Key Takeaways
- Bank of America maintains its Buy recommendation on NVDA with a $350 price objective, suggesting 78% potential gains
- NVDA has climbed only 4% this year while the SOX semiconductor index has rallied nearly 72%
- BofA analyst Vivek Arya believes worries about memory expenses and custom chip rivals are exaggerated
- GPU accelerator revenue has expanded 700-fold since application-specific integrated circuits emerged in 2015
- The firm views the coming quarterly report as a key moment that could reverse negative sentiment
While Nvidia has posted modest 4% gains through 2026, the Philadelphia Semiconductor Index has rocketed nearly 72% higher. This performance disparity stands out for a chipmaker that continues to lead the AI computing infrastructure market.
Vivek Arya, a Bank of America analyst ranked among Wall Street’s top 2%, believes this lag represents a mispricing rather than fundamental weakness. He’s backing his conviction with a $350 valuation target on NVDA shares. With the stock hovering near $197, this projection implies approximately 78% appreciation potential.
Arya identifies four primary headwinds pressuring the stock: declining gross profit margins due to elevated memory component costs, threats from custom silicon solutions, concentrated institutional positioning, and inefficient capital deployment through vendor financing arrangements.
His assessment? These worries are either blown out of proportion or fundamentally misinterpreted.
Regarding memory component expenses, Arya notes that while HBM costs per rack may increase by $0.2–0.3 million in the transition from Blackwell to Rubin platforms, complete rack pricing could jump $2–3 million — escalating from approximately $3–4 million to $6–7 million. This pricing authority, he contends, should preserve gross profit margins around the mid-70% threshold.

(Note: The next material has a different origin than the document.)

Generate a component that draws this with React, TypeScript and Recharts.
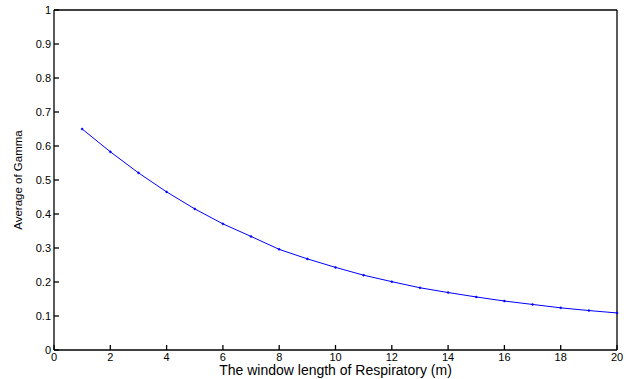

Custom Silicon Has Coexisted With GPU Dominance
The application-specific chip challenge is genuine, but it’s hardly unprecedented. Google introduced its Tensor Processing Unit nearly a decade ago in 2015. Amazon entered the arena with Trainium chips in 2020. Meta launched MTIA in 2023. Despite these developments, Nvidia’s GPU accelerator revenue expanded 700-fold during this period.
Recent divisional results reveal that hyperscaler revenue jumped 115% year-over-year — outpacing cloud capital expenditure growth by roughly 2x. According to Arya, this demonstrates market share expansion rather than erosion.
The fundamental distinction between GPUs and application-specific chips, he emphasizes, lies in versatility. Custom silicon serves narrow workloads within individual cloud provider infrastructures. Nvidia delivers a comprehensive platform with universal compatibility. Arya projects Nvidia will command 65–70% of AI infrastructure spending over the long term, with the remaining 30–35% distributed among custom chips and competitors like AMD.
Concerning shareholder composition, approximately 78% of active S&P 500 funds maintain NVDA positions, with 1.15x relative weighting. Strategic equity investments total roughly $65 billion. While Arya recognizes these as potential obstacles, he calculates the investments absorb under 35% of operating cash flow, preserving capacity for share repurchases and dividend payments.
Quarterly Report Could Shift Market Sentiment
Arya identifies the approaching earnings announcement as a potential inflection point for investor perception. He anticipates it will “reinforce Nvidia’s competitive advantages in technology, pricing power, and logistics capabilities.”
At present valuations, NVDA commands an 18x forward earnings multiple — representing a seven-year trough. Comparable large-cap technology companies — Amazon, Meta, Google, Microsoft, Apple — average 22x–19x forward multiples based on CY27/28 projections. That represents a 30–35% valuation premium versus Nvidia, which Arya characterizes as unreasonable considering comparative growth trajectories.
Wall Street consensus aligns with this optimistic view. Among 37 analyst opinions, 36 recommend buying while one rates it a hold. The consensus 12-month price objective stands at $309.33, implying 57% appreciation from current levels.